> _Provided material_

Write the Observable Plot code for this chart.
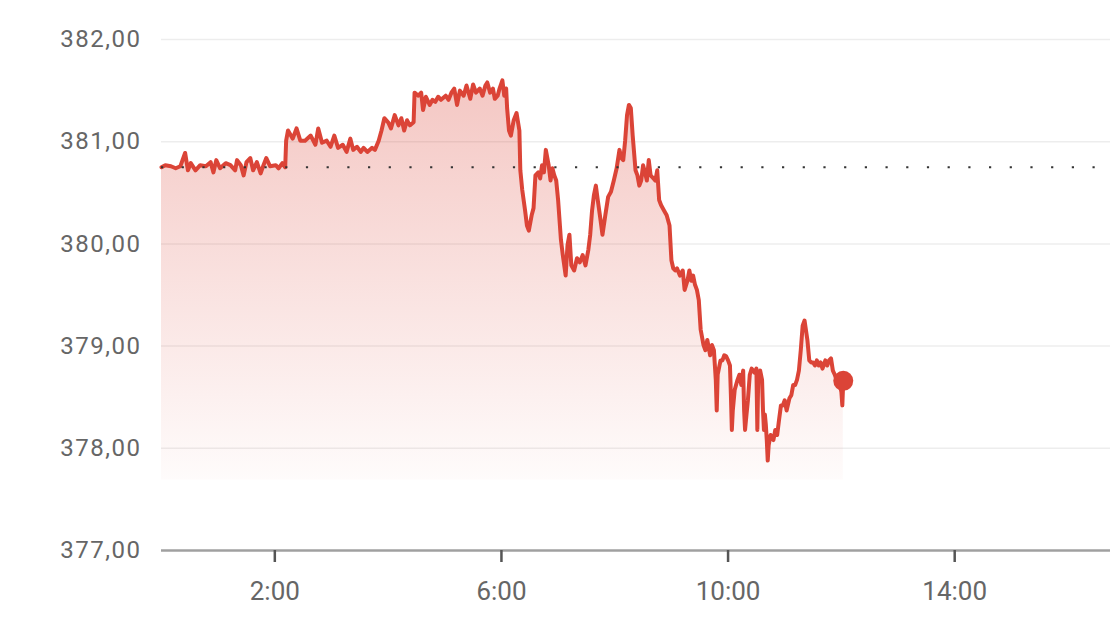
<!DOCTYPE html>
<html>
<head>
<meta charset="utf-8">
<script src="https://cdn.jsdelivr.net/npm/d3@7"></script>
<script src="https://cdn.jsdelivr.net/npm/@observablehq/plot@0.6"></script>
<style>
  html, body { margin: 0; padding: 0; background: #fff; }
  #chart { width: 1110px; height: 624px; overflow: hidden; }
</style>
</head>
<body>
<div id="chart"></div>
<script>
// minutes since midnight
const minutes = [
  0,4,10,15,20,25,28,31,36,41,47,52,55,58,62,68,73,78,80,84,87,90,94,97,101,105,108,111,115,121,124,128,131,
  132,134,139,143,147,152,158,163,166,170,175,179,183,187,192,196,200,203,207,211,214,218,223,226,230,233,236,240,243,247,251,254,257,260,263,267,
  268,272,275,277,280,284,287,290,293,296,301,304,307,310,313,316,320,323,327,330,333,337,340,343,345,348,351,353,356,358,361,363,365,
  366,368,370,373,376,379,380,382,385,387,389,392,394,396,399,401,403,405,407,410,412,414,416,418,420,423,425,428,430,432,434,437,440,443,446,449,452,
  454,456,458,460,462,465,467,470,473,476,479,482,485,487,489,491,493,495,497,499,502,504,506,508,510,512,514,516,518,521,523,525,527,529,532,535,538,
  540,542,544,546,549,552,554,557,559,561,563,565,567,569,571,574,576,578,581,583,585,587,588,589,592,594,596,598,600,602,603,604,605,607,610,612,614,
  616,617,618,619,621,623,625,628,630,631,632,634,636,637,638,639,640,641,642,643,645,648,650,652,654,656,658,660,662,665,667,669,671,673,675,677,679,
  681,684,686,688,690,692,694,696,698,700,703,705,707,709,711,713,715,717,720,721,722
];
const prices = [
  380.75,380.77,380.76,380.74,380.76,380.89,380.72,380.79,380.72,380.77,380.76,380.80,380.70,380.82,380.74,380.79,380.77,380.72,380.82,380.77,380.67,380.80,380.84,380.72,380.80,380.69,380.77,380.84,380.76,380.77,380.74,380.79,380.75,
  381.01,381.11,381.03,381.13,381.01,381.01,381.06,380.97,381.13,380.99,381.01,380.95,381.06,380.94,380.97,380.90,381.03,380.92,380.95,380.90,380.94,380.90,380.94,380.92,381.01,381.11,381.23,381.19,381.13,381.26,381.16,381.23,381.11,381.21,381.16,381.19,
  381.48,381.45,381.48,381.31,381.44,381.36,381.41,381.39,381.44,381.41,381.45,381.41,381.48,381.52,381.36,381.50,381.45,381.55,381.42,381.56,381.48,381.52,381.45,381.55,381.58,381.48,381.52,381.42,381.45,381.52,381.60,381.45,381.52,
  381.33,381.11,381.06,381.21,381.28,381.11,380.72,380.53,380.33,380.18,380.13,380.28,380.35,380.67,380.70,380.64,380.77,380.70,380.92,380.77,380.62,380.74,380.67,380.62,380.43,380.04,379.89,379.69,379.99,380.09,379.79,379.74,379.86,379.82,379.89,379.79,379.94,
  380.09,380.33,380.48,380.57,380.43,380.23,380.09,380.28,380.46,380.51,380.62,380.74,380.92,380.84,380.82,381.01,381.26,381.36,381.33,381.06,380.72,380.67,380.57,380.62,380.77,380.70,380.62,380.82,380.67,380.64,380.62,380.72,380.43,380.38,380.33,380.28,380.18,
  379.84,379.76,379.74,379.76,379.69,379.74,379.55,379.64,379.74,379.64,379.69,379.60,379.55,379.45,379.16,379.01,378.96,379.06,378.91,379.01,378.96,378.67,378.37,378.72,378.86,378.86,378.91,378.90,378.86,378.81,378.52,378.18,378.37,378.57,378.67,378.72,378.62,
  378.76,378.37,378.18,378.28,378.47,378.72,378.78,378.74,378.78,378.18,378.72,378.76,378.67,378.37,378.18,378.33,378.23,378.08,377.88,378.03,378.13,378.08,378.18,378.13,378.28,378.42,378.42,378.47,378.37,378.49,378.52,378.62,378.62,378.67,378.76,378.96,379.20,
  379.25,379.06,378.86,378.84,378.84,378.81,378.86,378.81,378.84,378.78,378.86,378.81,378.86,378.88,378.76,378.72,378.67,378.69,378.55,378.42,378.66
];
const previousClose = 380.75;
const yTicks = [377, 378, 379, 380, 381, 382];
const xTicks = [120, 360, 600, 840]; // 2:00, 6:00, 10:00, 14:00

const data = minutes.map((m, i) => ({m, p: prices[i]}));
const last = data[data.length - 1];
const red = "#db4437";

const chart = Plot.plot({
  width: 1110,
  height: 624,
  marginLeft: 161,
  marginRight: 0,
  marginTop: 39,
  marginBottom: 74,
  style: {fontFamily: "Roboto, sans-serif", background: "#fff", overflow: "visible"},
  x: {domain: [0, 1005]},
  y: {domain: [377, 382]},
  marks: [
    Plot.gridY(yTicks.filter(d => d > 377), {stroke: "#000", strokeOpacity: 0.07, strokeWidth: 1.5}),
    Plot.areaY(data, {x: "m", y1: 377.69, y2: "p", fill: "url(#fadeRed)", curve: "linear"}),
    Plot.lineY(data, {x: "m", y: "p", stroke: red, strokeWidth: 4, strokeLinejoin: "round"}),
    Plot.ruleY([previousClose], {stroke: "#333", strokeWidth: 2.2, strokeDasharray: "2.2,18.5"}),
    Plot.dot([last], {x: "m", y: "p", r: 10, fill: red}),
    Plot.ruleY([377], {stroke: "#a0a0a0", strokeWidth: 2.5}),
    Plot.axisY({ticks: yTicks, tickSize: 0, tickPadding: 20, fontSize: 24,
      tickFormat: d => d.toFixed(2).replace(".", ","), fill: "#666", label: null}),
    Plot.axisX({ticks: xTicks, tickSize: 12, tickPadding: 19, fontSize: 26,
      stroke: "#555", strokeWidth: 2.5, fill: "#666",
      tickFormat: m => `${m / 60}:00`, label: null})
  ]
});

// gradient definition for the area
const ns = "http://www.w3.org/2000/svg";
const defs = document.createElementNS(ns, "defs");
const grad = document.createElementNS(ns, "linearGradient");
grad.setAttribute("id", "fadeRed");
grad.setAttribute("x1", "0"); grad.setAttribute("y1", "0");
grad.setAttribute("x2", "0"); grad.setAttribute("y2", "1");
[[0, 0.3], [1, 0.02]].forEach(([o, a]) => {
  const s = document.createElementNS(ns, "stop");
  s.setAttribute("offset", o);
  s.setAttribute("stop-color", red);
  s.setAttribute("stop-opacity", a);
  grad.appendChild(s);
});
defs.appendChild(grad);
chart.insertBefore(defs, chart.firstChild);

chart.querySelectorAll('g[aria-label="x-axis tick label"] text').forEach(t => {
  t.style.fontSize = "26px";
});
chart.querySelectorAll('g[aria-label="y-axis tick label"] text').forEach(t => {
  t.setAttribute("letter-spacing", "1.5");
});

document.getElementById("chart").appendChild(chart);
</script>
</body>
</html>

> _What the task asks_
Scan the data above and copy every line with "chart" in it.

> _Task response_
Write the Observable Plot code for this chart.
  #chart { width: 1110px; height: 624px; overflow: hidden; }
<div id="chart"></div>
const chart = Plot.plot({
chart.insertBefore(defs, chart.firstChild);
chart.querySelectorAll('g[aria-label="x-axis tick label"] text').forEach(t => {
chart.querySelectorAll('g[aria-label="y-axis tick label"] text').forEach(t => {
document.getElementById("chart").appendChild(chart);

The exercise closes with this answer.